While all of us understand the need of serialisation to transfer data across network devices - it often becomes difficult to make the right choice of the serialisation framework for the project. Out of many such serialisation formats - 2 which are m0st frequently used are Protocol Buffers and Avro. In this blog, I’ll summarise both of them and also provide my personal prefernce / opinion based on experience.

Protocol Buffers (often called Protobuf)

This one is from Google and has really become popular in recent times.

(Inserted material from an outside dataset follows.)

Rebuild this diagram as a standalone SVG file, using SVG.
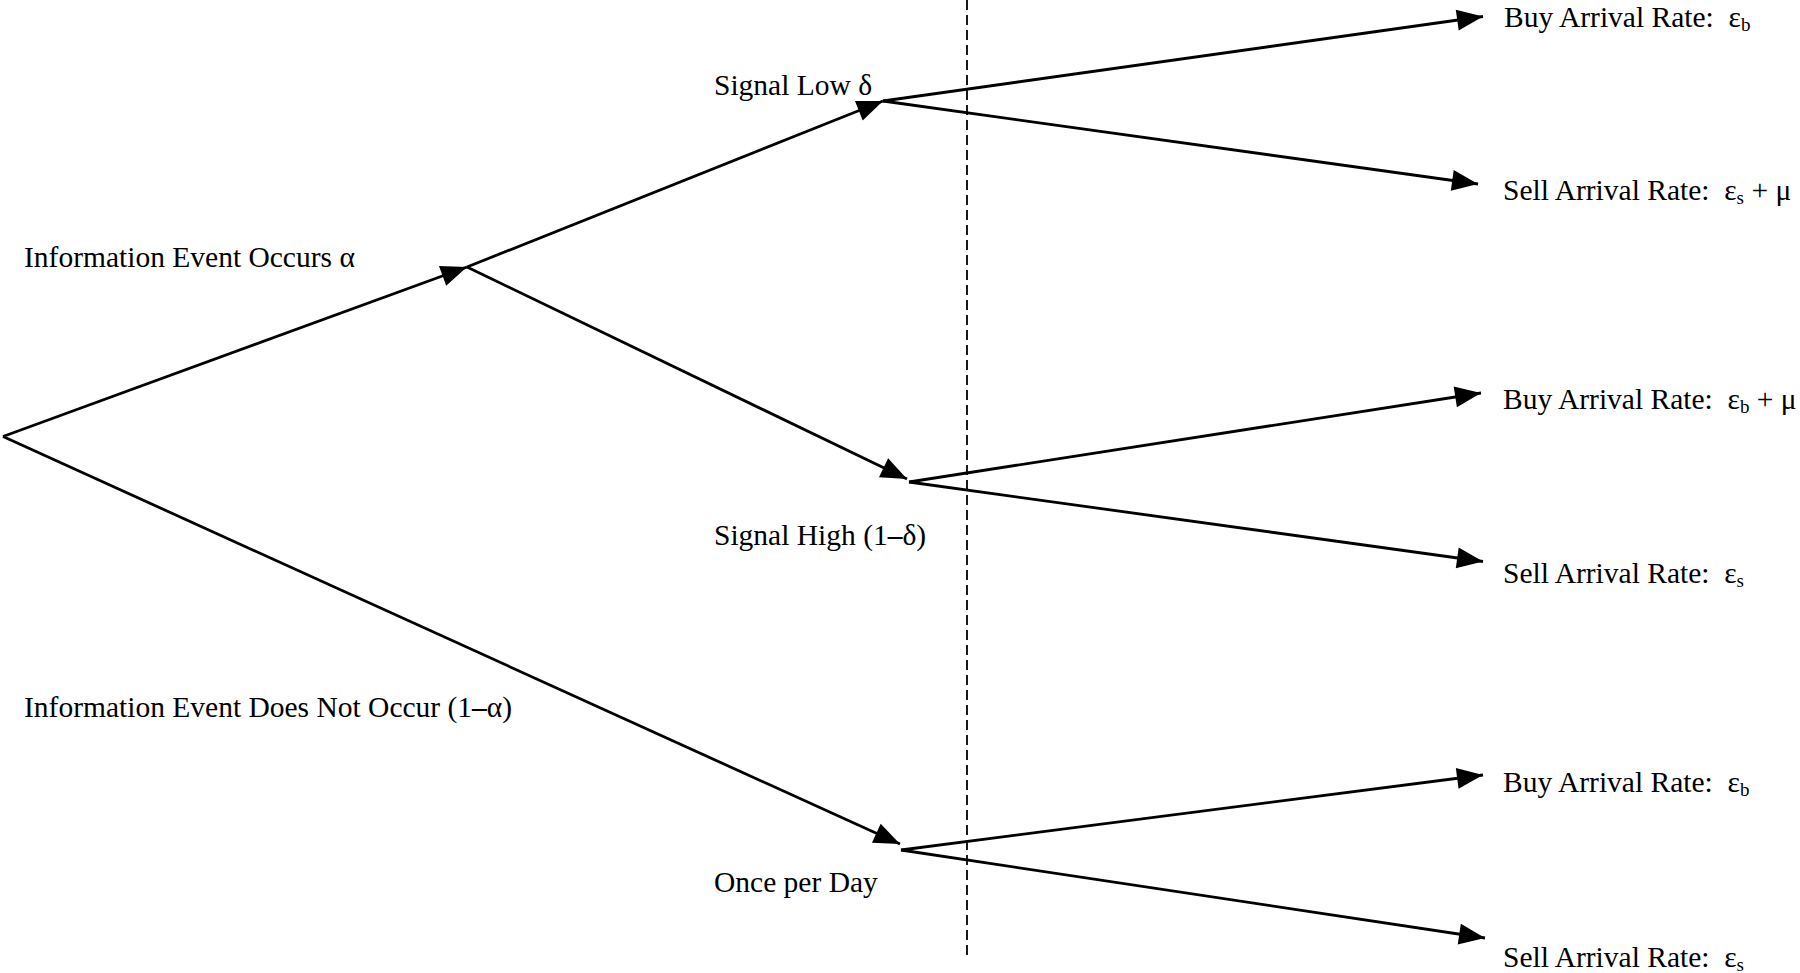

Here is very short quickstart guide or summary :

syntax = "proto3";
package model;

option java_package = "com.experiment.protobuf.model";
option java_outer_classname = "StudentProto";

message Student {
  int32 student_id = 1;
  string student_name = 2;
}
StudentProto.Student student1
    =  StudentProto.Student.newBuilder()
        .setStudentId(1)
        .setStudentName("Soumik")
        .build() ;
FileOutputStream output = new FileOutputStream("test.txt");
student1.writeTo(output);

byte[] bytes = Files.readAllBytes(Paths.get("test.txt"));
StudentProto.Student student2 = StudentProto.Student.parseFrom(bytes);

Avro

Avro was originally created in context of Hadoop (which is the Big data framework from DOg Cutting). Again here is a short summary:

{"namespace": "example.avro",
 "type": "record",
 "name": "User",
 "fields": [
     {"name": "name", "type": "string"},
     {"name": "favorite_number",  "type": ["int", "null"]},
     {"name": "favorite_color", "type": ["string", "null"]}
 ]
}
User user1 = new User();
    user1.setName("Alyssa");
    user1.setFavoriteNumber(256);

DatumWriter<User> userDatumWriter = new SpecificDatumWriter<User>(User.class);
DataFileWriter<User> dataFileWriter = new DataFileWriter<User>(userDatumWriter);
dataFileWriter.create(user1.getSchema(), new File(fileNameToStoreSerializedData));
dataFileWriter.append(user1);
dataFileWriter.close();